→ Direction
Reproduce the listing below without changes, except that pictures are left out.

→ Dataset excerpt
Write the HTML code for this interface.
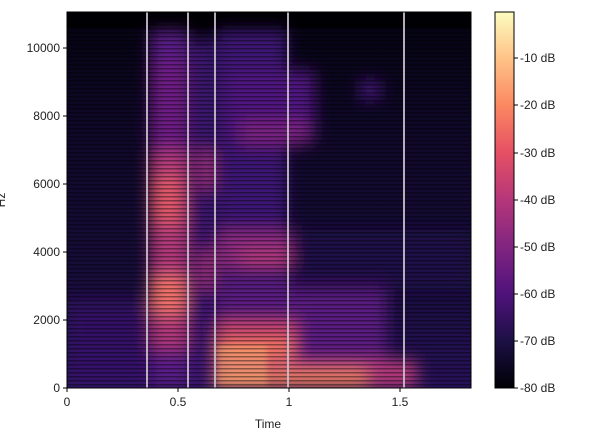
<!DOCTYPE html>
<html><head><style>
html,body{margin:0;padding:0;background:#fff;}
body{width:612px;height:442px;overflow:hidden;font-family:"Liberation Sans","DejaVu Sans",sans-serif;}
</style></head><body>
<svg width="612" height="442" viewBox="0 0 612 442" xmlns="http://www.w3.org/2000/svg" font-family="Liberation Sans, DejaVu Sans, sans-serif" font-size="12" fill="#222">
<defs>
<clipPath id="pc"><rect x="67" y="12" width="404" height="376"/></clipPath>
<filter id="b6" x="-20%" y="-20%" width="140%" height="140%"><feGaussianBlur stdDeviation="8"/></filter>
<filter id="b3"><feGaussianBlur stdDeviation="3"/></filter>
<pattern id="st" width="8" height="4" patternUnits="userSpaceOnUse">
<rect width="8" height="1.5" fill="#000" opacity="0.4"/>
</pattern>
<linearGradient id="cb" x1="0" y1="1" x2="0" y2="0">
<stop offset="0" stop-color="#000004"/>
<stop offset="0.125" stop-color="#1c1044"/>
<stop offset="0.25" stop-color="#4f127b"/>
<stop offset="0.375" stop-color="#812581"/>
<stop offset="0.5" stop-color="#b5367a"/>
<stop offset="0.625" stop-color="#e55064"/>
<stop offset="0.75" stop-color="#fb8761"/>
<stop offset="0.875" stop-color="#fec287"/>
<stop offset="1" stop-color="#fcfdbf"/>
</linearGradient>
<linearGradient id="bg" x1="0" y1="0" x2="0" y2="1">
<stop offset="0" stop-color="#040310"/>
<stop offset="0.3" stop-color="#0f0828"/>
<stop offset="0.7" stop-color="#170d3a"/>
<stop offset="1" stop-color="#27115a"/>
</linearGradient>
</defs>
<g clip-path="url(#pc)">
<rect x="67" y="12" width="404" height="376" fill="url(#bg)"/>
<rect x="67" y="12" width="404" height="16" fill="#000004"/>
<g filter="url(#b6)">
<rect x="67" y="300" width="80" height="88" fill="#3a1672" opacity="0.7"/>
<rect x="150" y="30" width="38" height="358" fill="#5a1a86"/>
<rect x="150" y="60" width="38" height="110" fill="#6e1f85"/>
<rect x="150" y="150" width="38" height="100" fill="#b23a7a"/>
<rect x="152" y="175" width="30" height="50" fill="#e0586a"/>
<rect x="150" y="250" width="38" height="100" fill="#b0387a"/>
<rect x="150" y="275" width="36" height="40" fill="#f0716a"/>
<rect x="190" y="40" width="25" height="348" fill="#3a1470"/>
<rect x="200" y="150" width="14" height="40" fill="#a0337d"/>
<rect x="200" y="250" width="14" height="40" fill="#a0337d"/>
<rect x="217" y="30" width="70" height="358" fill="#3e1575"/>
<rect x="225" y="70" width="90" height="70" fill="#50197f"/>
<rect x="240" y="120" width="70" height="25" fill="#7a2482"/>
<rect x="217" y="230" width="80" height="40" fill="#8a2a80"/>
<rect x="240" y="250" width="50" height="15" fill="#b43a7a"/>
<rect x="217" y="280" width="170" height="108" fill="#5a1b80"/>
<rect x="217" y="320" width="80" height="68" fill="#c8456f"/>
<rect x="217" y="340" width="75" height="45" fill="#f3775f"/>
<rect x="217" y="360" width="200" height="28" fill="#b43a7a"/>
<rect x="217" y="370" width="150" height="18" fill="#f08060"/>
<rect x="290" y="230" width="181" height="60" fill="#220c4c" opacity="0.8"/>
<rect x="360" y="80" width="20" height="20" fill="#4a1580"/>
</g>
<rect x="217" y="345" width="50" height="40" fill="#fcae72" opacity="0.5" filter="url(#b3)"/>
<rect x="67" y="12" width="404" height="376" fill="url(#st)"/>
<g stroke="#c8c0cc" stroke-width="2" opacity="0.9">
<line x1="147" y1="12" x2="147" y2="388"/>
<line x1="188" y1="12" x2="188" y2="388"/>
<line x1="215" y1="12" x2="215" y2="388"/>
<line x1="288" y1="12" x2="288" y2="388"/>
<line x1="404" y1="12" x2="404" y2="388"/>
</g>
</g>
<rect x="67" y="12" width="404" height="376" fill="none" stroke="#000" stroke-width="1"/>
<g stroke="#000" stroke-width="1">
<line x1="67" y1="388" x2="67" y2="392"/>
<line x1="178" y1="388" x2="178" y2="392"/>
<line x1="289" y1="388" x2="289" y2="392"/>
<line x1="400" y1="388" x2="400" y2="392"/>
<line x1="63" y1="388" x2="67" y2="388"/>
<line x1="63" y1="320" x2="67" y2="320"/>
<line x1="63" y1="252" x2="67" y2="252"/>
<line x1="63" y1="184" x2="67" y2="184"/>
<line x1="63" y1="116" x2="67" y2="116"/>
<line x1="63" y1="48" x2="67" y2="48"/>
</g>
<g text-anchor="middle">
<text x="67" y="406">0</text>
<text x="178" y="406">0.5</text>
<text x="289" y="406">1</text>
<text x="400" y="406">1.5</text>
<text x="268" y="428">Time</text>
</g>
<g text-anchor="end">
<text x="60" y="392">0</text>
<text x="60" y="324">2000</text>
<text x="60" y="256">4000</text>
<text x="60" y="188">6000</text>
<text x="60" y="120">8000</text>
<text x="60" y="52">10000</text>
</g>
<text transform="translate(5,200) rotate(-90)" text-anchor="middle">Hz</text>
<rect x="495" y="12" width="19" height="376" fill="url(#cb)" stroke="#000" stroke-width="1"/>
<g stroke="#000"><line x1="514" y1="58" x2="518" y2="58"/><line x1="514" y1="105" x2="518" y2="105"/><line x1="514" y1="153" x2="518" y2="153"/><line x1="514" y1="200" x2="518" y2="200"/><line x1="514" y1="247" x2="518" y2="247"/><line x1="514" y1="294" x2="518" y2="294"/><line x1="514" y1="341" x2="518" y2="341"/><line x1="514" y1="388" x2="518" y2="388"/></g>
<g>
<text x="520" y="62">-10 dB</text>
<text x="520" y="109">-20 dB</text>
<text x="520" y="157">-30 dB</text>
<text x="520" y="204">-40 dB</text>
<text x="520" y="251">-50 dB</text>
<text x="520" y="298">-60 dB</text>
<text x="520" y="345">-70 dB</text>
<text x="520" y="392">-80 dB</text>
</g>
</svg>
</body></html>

→ Exercise response
Write the HTML code for this interface.
<!DOCTYPE html>
<html><head><style>
html,body{margin:0;padding:0;background:#fff;}
body{width:612px;height:442px;overflow:hidden;font-family:"Liberation Sans","DejaVu Sans",sans-serif;}
</style></head><body>
<svg width="612" height="442" viewBox="0 0 612 442" xmlns="http://www.w3.org/2000/svg" font-family="Liberation Sans, DejaVu Sans, sans-serif" font-size="12" fill="#222">
<defs>
<clipPath id="pc"><rect x="67" y="12" width="404" height="376"/></clipPath>
<filter id="b6" x="-20%" y="-20%" width="140%" height="140%"><feGaussianBlur stdDeviation="8"/></filter>
<filter id="b3"><feGaussianBlur stdDeviation="3"/></filter>
<pattern id="st" width="8" height="4" patternUnits="userSpaceOnUse">
<rect width="8" height="1.5" fill="#000" opacity="0.4"/>
</pattern>
<linearGradient id="cb" x1="0" y1="1" x2="0" y2="0">
<stop offset="0" stop-color="#000004"/>
<stop offset="0.125" stop-color="#1c1044"/>
<stop offset="0.25" stop-color="#4f127b"/>
<stop offset="0.375" stop-color="#812581"/>
<stop offset="0.5" stop-color="#b5367a"/>
<stop offset="0.625" stop-color="#e55064"/>
<stop offset="0.75" stop-color="#fb8761"/>
<stop offset="0.875" stop-color="#fec287"/>
<stop offset="1" stop-color="#fcfdbf"/>
</linearGradient>
<linearGradient id="bg" x1="0" y1="0" x2="0" y2="1">
<stop offset="0" stop-color="#040310"/>
<stop offset="0.3" stop-color="#0f0828"/>
<stop offset="0.7" stop-color="#170d3a"/>
<stop offset="1" stop-color="#27115a"/>
</linearGradient>
</defs>
<g clip-path="url(#pc)">
<rect x="67" y="12" width="404" height="376" fill="url(#bg)"/>
<rect x="67" y="12" width="404" height="16" fill="#000004"/>
<g filter="url(#b6)">
<rect x="67" y="300" width="80" height="88" fill="#3a1672" opacity="0.7"/>
<rect x="150" y="30" width="38" height="358" fill="#5a1a86"/>
<rect x="150" y="60" width="38" height="110" fill="#6e1f85"/>
<rect x="150" y="150" width="38" height="100" fill="#b23a7a"/>
<rect x="152" y="175" width="30" height="50" fill="#e0586a"/>
<rect x="150" y="250" width="38" height="100" fill="#b0387a"/>
<rect x="150" y="275" width="36" height="40" fill="#f0716a"/>
<rect x="190" y="40" width="25" height="348" fill="#3a1470"/>
<rect x="200" y="150" width="14" height="40" fill="#a0337d"/>
<rect x="200" y="250" width="14" height="40" fill="#a0337d"/>
<rect x="217" y="30" width="70" height="358" fill="#3e1575"/>
<rect x="225" y="70" width="90" height="70" fill="#50197f"/>
<rect x="240" y="120" width="70" height="25" fill="#7a2482"/>
<rect x="217" y="230" width="80" height="40" fill="#8a2a80"/>
<rect x="240" y="250" width="50" height="15" fill="#b43a7a"/>
<rect x="217" y="280" width="170" height="108" fill="#5a1b80"/>
<rect x="217" y="320" width="80" height="68" fill="#c8456f"/>
<rect x="217" y="340" width="75" height="45" fill="#f3775f"/>
<rect x="217" y="360" width="200" height="28" fill="#b43a7a"/>
<rect x="217" y="370" width="150" height="18" fill="#f08060"/>
<rect x="290" y="230" width="181" height="60" fill="#220c4c" opacity="0.8"/>
<rect x="360" y="80" width="20" height="20" fill="#4a1580"/>
</g>
<rect x="217" y="345" width="50" height="40" fill="#fcae72" opacity="0.5" filter="url(#b3)"/>
<rect x="67" y="12" width="404" height="376" fill="url(#st)"/>
<g stroke="#c8c0cc" stroke-width="2" opacity="0.9">
<line x1="147" y1="12" x2="147" y2="388"/>
<line x1="188" y1="12" x2="188" y2="388"/>
<line x1="215" y1="12" x2="215" y2="388"/>
<line x1="288" y1="12" x2="288" y2="388"/>
<line x1="404" y1="12" x2="404" y2="388"/>
</g>
</g>
<rect x="67" y="12" width="404" height="376" fill="none" stroke="#000" stroke-width="1"/>
<g stroke="#000" stroke-width="1">
<line x1="67" y1="388" x2="67" y2="392"/>
<line x1="178" y1="388" x2="178" y2="392"/>
<line x1="289" y1="388" x2="289" y2="392"/>
<line x1="400" y1="388" x2="400" y2="392"/>
<line x1="63" y1="388" x2="67" y2="388"/>
<line x1="63" y1="320" x2="67" y2="320"/>
<line x1="63" y1="252" x2="67" y2="252"/>
<line x1="63" y1="184" x2="67" y2="184"/>
<line x1="63" y1="116" x2="67" y2="116"/>
<line x1="63" y1="48" x2="67" y2="48"/>
</g>
<g text-anchor="middle">
<text x="67" y="406">0</text>
<text x="178" y="406">0.5</text>
<text x="289" y="406">1</text>
<text x="400" y="406">1.5</text>
<text x="268" y="428">Time</text>
</g>
<g text-anchor="end">
<text x="60" y="392">0</text>
<text x="60" y="324">2000</text>
<text x="60" y="256">4000</text>
<text x="60" y="188">6000</text>
<text x="60" y="120">8000</text>
<text x="60" y="52">10000</text>
</g>
<text transform="translate(5,200) rotate(-90)" text-anchor="middle">Hz</text>
<rect x="495" y="12" width="19" height="376" fill="url(#cb)" stroke="#000" stroke-width="1"/>
<g stroke="#000"><line x1="514" y1="58" x2="518" y2="58"/><line x1="514" y1="105" x2="518" y2="105"/><line x1="514" y1="153" x2="518" y2="153"/><line x1="514" y1="200" x2="518" y2="200"/><line x1="514" y1="247" x2="518" y2="247"/><line x1="514" y1="294" x2="518" y2="294"/><line x1="514" y1="341" x2="518" y2="341"/><line x1="514" y1="388" x2="518" y2="388"/></g>
<g>
<text x="520" y="62">-10 dB</text>
<text x="520" y="109">-20 dB</text>
<text x="520" y="157">-30 dB</text>
<text x="520" y="204">-40 dB</text>
<text x="520" y="251">-50 dB</text>
<text x="520" y="298">-60 dB</text>
<text x="520" y="345">-70 dB</text>
<text x="520" y="392">-80 dB</text>
</g>
</svg>
</body></html>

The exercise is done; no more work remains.